If you can at least get it to where the only waste is bandwidth and disk space, you're doing pretty good. That's about my current spam situation -- it's a statistical filter which operates on the entire message, but it works incredibly well.
Until then, an automated hack that seems to work well, at least to stop blog spam, is to require AJAX, and send a bit of programmatically generated (but always different) JavaScript, and verify that it was executed. This will stop most automated systems until they start specifically targeting you with embedded Javascript engines. Next: Make it computationally expensive, so that they have to use a botnet if they're to get any real results.
Don't thank God, thank a doctor!
I was thinking brute force isn't feasible when every failure generates a new question.
But let me take another stab at it.
What if the question wasn't always "what is in the picture?"

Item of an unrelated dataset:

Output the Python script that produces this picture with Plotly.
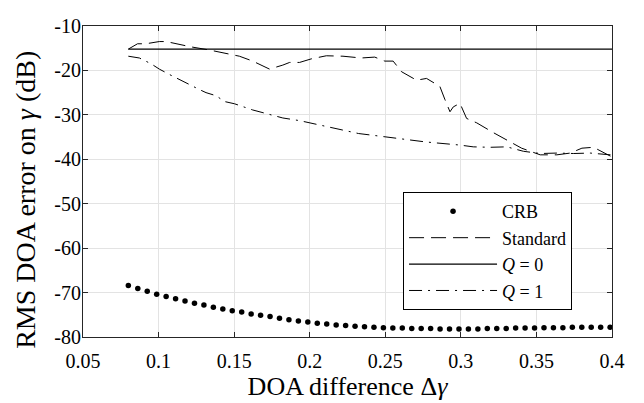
import plotly.graph_objects as go

# ---- data ----
crb_x = [0.08 + 0.00625 * k for k in range(52)]
crb_y = [-68.4, -69.1, -69.7, -70.4, -70.9, -71.4, -71.9, -72.4, -72.8, -73.3,
         -73.7, -74.1, -74.4, -74.8, -75.1, -75.4, -75.8, -76.1, -76.4, -76.6,
         -76.9, -77.1, -77.3, -77.4, -77.6, -77.7, -77.8, -77.9, -78.0, -78.0,
         -78.1, -78.1, -78.1, -78.2, -78.2, -78.2, -78.2, -78.2, -78.1, -78.1,
         -78.1, -78.0, -78.0, -78.0, -77.9, -77.9, -77.9, -77.8, -77.8, -77.8,
         -77.8, -77.8]

std_x = [0.08, 0.0861, 0.0916, 0.1005, 0.105, 0.1126, 0.1215, 0.1336, 0.1424,
         0.1535, 0.1623, 0.1734, 0.1822, 0.1867, 0.1933, 0.201, 0.211, 0.222,
         0.234, 0.243, 0.2497, 0.2552, 0.2608, 0.2707, 0.2773, 0.2861, 0.2894,
         0.2928, 0.295, 0.2994, 0.3038, 0.3105, 0.3215, 0.3293, 0.3402, 0.3525,
         0.3635, 0.3724, 0.3801, 0.3878, 0.399]
std_y = [-15.2, -14.0, -14.0, -13.5, -13.5, -14.1, -14.7, -15.4, -16.0,
         -16.8, -17.9, -19.7, -18.8, -18.2, -18.2, -17.4, -16.7, -16.8,
         -17.2, -17.0, -17.9, -17.9, -20.3, -22.2, -21.8, -23.6, -26.5,
         -29.3, -28.2, -27.4, -30.8, -31.8, -34.0, -35.4, -37.5, -39.0,
         -39.0, -38.6, -37.5, -37.3, -39.3]

q0_x = [0.08, 0.4]
q0_y = [-15.2, -15.2]

q1_x = [0.08, 0.0873, 0.095, 0.1005, 0.1071, 0.1182, 0.127, 0.1314, 0.1381,
        0.1436, 0.1502, 0.1623, 0.1712, 0.1822, 0.1933, 0.1999, 0.2103,
        0.2213, 0.2323, 0.2489, 0.261, 0.2768, 0.2994, 0.3082, 0.3193,
        0.3304, 0.3414, 0.3525, 0.3635, 0.3746, 0.3856, 0.399]
q1_y = [-16.8, -17.2, -18.5, -19.7, -20.9, -22.9, -24.3, -25.0, -25.7,
        -27.0, -27.5, -28.9, -29.7, -30.7, -31.3, -31.8, -32.5, -33.4,
        -34.2, -34.9, -35.4, -36.1, -36.8, -37.2, -37.3, -37.2, -38.2,
        -38.7, -38.6, -38.7, -38.6, -39.0]

x_tickvals = [0.05, 0.1, 0.15, 0.2, 0.25, 0.3, 0.35, 0.4]
x_ticktext = ["0.05", "0.1", "0.15", "0.2", "0.25", "0.3", "0.35", "0.4"]
y_tickvals = [-10, -20, -30, -40, -50, -60, -70, -80]
y_ticktext = ["-10", "-20", "-30", "-40", "-50", "-60", "-70", "-80"]

FONT = "Liberation Serif, Times New Roman, Times, DejaVu Serif, serif"
AX = "#262626"

fig = go.Figure()
fig.add_trace(go.Scatter(x=crb_x, y=crb_y, mode="markers", name="CRB",
                         marker=dict(size=5.5, color="black"), cliponaxis=False))
fig.add_trace(go.Scatter(x=std_x, y=std_y, mode="lines", name="Standard",
                         line=dict(color="black", width=1, dash="15px,7px")))
fig.add_trace(go.Scatter(x=q0_x, y=q0_y, mode="lines", name="<i>Q</i> = 0",
                         line=dict(color="black", width=1.2)))
fig.add_trace(go.Scatter(x=q1_x, y=q1_y, mode="lines", name="<i>Q</i> = 1",
                         line=dict(color="black", width=1, dash="13px,6px,2px,6px")))

fig.update_layout(
    width=644, height=403,
    margin=dict(l=75, r=40, t=7, b=74),
    paper_bgcolor="white", plot_bgcolor="white",
    font=dict(family=FONT, size=20, color="black"),
    showlegend=True,
    legend=dict(x=0.605, y=0.466, xanchor="left", yanchor="top",
                bgcolor="white", bordercolor="black", borderwidth=1,
                font=dict(family=FONT, size=18), tracegroupgap=0,
                itemwidth=88),
    annotations=[dict(text="RMS DOA error on <i>γ</i> (dB)", textangle=-90,
                      xref="paper", yref="paper", x=-0.1078, y=0.441,
                      xanchor="center", yanchor="middle", showarrow=False,
                      font=dict(family=FONT, size=28))],
)
fig.update_xaxes(
    range=[0.05, 0.4], tickvals=x_tickvals, ticktext=x_ticktext,
    showgrid=True, gridcolor="#e3e3e3", gridwidth=1,
    showline=True, linecolor=AX, linewidth=1, mirror="ticks",
    ticks="inside", ticklen=5, tickcolor=AX, zeroline=False,
    tickfont=dict(family=FONT, size=20), ticklabelstandoff=6,
    title=dict(text="DOA difference Δ<i>γ</i>", font=dict(family=FONT, size=26),
               standoff=2),
)
fig.update_yaxes(
    range=[-80, -10], tickvals=y_tickvals, ticktext=y_ticktext,
    showgrid=True, gridcolor="#e3e3e3", gridwidth=1,
    showline=True, linecolor=AX, linewidth=1, mirror="ticks",
    ticks="inside", ticklen=5, tickcolor=AX, zeroline=False,
    tickfont=dict(family=FONT, size=20), ticklabelstandoff=-3,
    ticklabeloverflow="allow",
)

fig.write_html("out.html")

Given a database of 1000 basic images like animals, shapes, fruits, and vegetables matched to the word for what each one is and it's catagory (animal, fruit, etc).. Now the CAPTCHA shows 6 of them in 6 little squares. (~985 quadrillion combinations) It can ask a nearly endless list of questions using simple formulae:
What is the third image?
How many animals are shown? Spell the number.
Type the first 2 letters of each fruit.
Type the shape names using no spaces.
Instead of always asking "what are the 5 digits" now we're asking for an almost arbitrary number of digits. And there are 6 picture images that have to be ID'd.
Did I beat the OCR problem w/o introducing any fatal new ones?
Operator, give me the number for 911!